Monday, September 04, 2006

The Chicago Merc Housing Futures Market

Chip Case and Robert Shiller have created a housing futures market for 10 US cities, along with a composite of those cities, that trades on the Chicago Mercantile exchange. If it works, it will allow homeowners to diversify some of their risk, and presumably make the market more liquid.

Owners who have lots of of home equity are long in the housing market. This may be fine, but it also may be that their length in housing means that they are not as diversified into other assets as they may wish. The CME index can help.

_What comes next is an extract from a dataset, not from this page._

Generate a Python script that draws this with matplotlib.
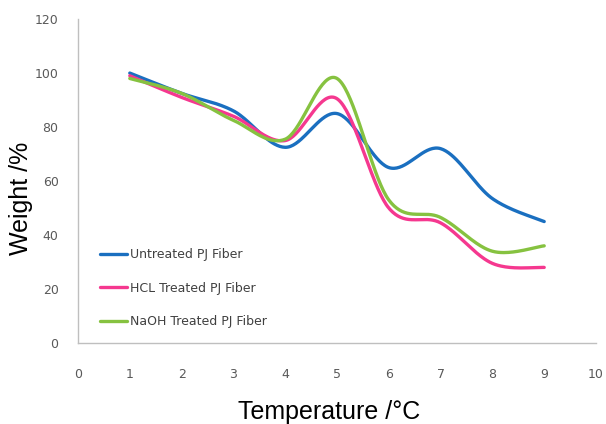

Here is how it works. Suppose you own a house in Washington, D.C. The most recent index value for Washington is from June, and is 250.39. The next futures contract is for November, and currently has a price of 247.8. If you take a short position for November, you have the right to sell the Washington index at 247.8 per unit. If the value of your house us perfectly correlated with the index, you can completey immunize yourself from swings in the market, outside of the difference between the June index and November price. If the price falls below 247.8, the profit on your short position will offset the loss in house value; if the price rises above the 247.8, your house offsets the loss on your short position. All of this assumes that there are no tax implications, but even with taxes, the index enables homeowners to at least partially hedge their risk.

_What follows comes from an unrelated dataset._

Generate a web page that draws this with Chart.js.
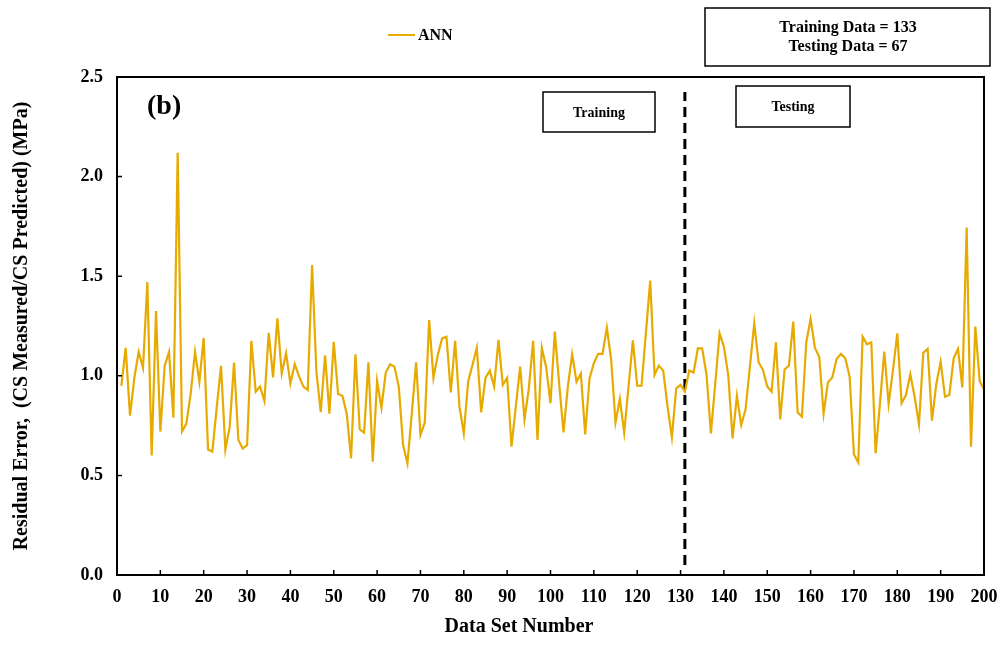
<!DOCTYPE html>
<html>
<head>
<meta charset="utf-8">
<title>Residual Error - ANN</title>
<script src="https://cdn.jsdelivr.net/npm/chart.js@4/dist/chart.umd.min.js"></script>
<style>
  html, body { margin: 0; padding: 0; background: #fff; }
  canvas { display: block; }
</style>
</head>
<body>
<canvas id="residualChart" width="1006" height="662"></canvas>
<script>
// ANN residual error (CS measured / CS predicted) for data sets 1..200
const annValues = [
  0.95, 1.14, 0.80, 0.99, 1.12, 1.04, 1.47, 0.60, 1.325, 0.72,
  1.05, 1.12, 0.79, 2.12, 0.72, 0.76, 0.91, 1.12, 0.97, 1.19,
  0.63, 0.62, 0.84, 1.05, 0.63, 0.745, 1.066, 0.678, 0.635, 0.652,
  1.176, 0.92, 0.946, 0.873, 1.216, 0.992, 1.289, 1.012, 1.113, 0.962,
  1.058, 0.997, 0.946, 0.929, 1.556, 1.02, 0.817, 1.103, 0.81, 1.17,
  0.909, 0.90, 0.81, 0.586, 1.108, 0.731, 0.715, 1.068, 0.569, 0.974,
  0.84, 1.016, 1.058, 1.046, 0.946, 0.652, 0.56, 0.81, 1.068, 0.703,
  0.765, 1.28, 0.99, 1.104, 1.188, 1.196, 0.917, 1.176, 0.845, 0.711,
  0.97, 1.054, 1.141, 0.817, 0.99, 1.026, 0.946, 1.18, 0.954, 0.99,
  0.644, 0.845, 1.046, 0.781, 0.937, 1.176, 0.678, 1.14, 1.043, 0.862,
  1.222, 0.96, 0.716, 0.946, 1.108, 0.97, 1.012, 0.706, 0.987, 1.063,
  1.11, 1.11, 1.242, 1.079, 0.766, 0.884, 0.715, 0.946, 1.178, 0.95,
  0.95, 1.213, 1.478, 1.004, 1.051, 1.026, 0.845, 0.691, 0.937, 0.954,
  0.92, 1.026, 1.016, 1.139, 1.137, 1.004, 0.711, 0.96, 1.213, 1.146,
  1.004, 0.686, 0.899, 0.753, 0.832, 1.046, 1.263, 1.068, 1.03, 0.946,
  0.92, 1.168, 0.781, 1.032, 1.051, 1.272, 0.817, 0.795, 1.168, 1.285,
  1.14, 1.096, 0.81, 0.967, 0.992, 1.084, 1.11, 1.088, 0.996, 0.605,
  0.565, 1.196, 1.158, 1.168, 0.611, 0.862, 1.121, 0.858, 1.029, 1.213,
  0.862, 0.904, 1.007, 0.895, 0.756, 1.116, 1.135, 0.775, 0.959, 1.071,
  0.895, 0.904, 1.088, 1.135, 0.942, 1.744, 0.644, 1.247, 0.974, 0.932
];
const dataSetNumbers = annValues.map((v, i) => i + 1);

// training / testing split marker
const splitX = [131, 131];
const splitY = [0.05, 2.425];

const yTicks = [0, 0.5, 1.0, 1.5, 2.0, 2.5];

const serif = '"Liberation Serif", "Times New Roman", serif';
const gold = '#E6AA00';

// frame, inward ticks, legend and text boxes
const decor = {
  id: 'decor',
  afterDraw(chart) {
    const { ctx, chartArea: a, scales } = chart;
    const x = scales.x, y = scales.y;
    ctx.save();

    ctx.strokeStyle = '#000';
    ctx.lineWidth = 2;
    ctx.strokeRect(a.left, a.top, a.right - a.left, a.bottom - a.top);

    ctx.lineWidth = 1.5;
    ctx.beginPath();
    x.ticks.forEach(t => {
      const px = x.getPixelForValue(t.value);
      ctx.moveTo(px, a.bottom);
      ctx.lineTo(px, a.bottom - 5);
    });
    y.ticks.forEach(t => {
      const py = y.getPixelForValue(t.value);
      ctx.moveTo(a.left, py);
      ctx.lineTo(a.left + 5, py);
    });
    ctx.stroke();

    ctx.fillStyle = '#000';

    // legend
    ctx.strokeStyle = gold;
    ctx.lineWidth = 2;
    ctx.beginPath();
    ctx.moveTo(388, 35);
    ctx.lineTo(415, 35);
    ctx.stroke();
    ctx.font = 'bold 16px ' + serif;
    ctx.textAlign = 'left';
    ctx.textBaseline = 'middle';
    ctx.fillText('ANN', 418, 36);

    // data count box
    ctx.strokeStyle = '#000';
    ctx.lineWidth = 1.5;
    ctx.strokeRect(705, 8, 285, 58);
    ctx.textAlign = 'center';
    ctx.fillText('Training Data = 133', 848, 28);
    ctx.fillText('Testing Data = 67', 848, 47);

    // panel label
    ctx.font = 'bold 28px ' + serif;
    ctx.textAlign = 'left';
    ctx.fillText('(b)', 147, 107);

    // phase boxes
    ctx.font = 'bold 14px ' + serif;
    ctx.textAlign = 'center';
    ctx.strokeRect(543, 92, 112, 40);
    ctx.fillText('Training', 599, 113);
    ctx.strokeRect(736, 86, 114, 41);
    ctx.fillText('Testing', 793, 107);

    // x axis title
    ctx.font = 'bold 20px ' + serif;
    ctx.fillText('Data Set Number', 519, 627);

    ctx.restore();
  }
};

new Chart(document.getElementById('residualChart'), {
  type: 'line',
  data: {
    datasets: [
      {
        label: 'ANN',
        data: dataSetNumbers.map((n, i) => ({ x: n, y: annValues[i] })),
        borderColor: gold,
        borderWidth: 2.2,
        pointRadius: 0,
        tension: 0,
        fill: false
      },
      {
        label: 'split',
        data: splitX.map((v, i) => ({ x: v, y: splitY[i] })),
        borderColor: '#000',
        borderWidth: 3,
        borderDash: [10, 6],
        pointRadius: 0,
        fill: false
      }
    ]
  },
  options: {
    responsive: false,
    animation: false,
    devicePixelRatio: 1,
    layout: { autoPadding: false, padding: { left: 0, top: 77, right: 22, bottom: 0 } },
    plugins: {
      legend: { display: false },
      tooltip: { enabled: false }
    },
    scales: {
      x: {
        type: 'linear',
        min: 0,
        max: 200,
        grid: { display: false, drawTicks: false },
        border: { display: false },
        ticks: {
          stepSize: 10,
          padding: 12,
          color: '#000',
          font: { family: serif, size: 18, weight: 'bold' }
        },
        afterFit(scale) {
          scale.height = 87;
          scale.paddingLeft = 0;
          scale.paddingRight = 0;
        }
      },
      y: {
        type: 'linear',
        min: 0,
        max: 2.5,
        grid: { display: false, drawTicks: false },
        border: { display: false },
        afterBuildTicks(scale) { scale.ticks = yTicks.map(v => ({ value: v })); },
        ticks: {
          padding: 14,
          color: '#000',
          font: { family: serif, size: 18, weight: 'bold' },
          callback: v => v.toFixed(1)
        },
        title: {
          display: true,
          text: 'Residual Error,  (CS Measured/CS Predicted) (MPa)',
          color: '#000',
          font: { family: serif, size: 20, weight: 'bold' },
          padding: { top: 10, bottom: 0 }
        },
        afterFit(scale) { scale.width = 117; }
      }
    }
  },
  plugins: [decor]
});
</script>
</body>
</html>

All of this should actually make houses more valuable, because it should increase liquidity in the housing market. There remain some issues--chief among them is the lack of a true spot market in housing, because of the lag in the time between when a house receives an offer and when it actually settles. I'll discuss this further in another post. I will also discuss what the futures markets are saying about the future of house prices, and the implications for the own-rent decision.

1 comment:

Andy said...

There is also a 'retail' hedging instrument at They are binary options on specific cities. Just an interesting comparasion.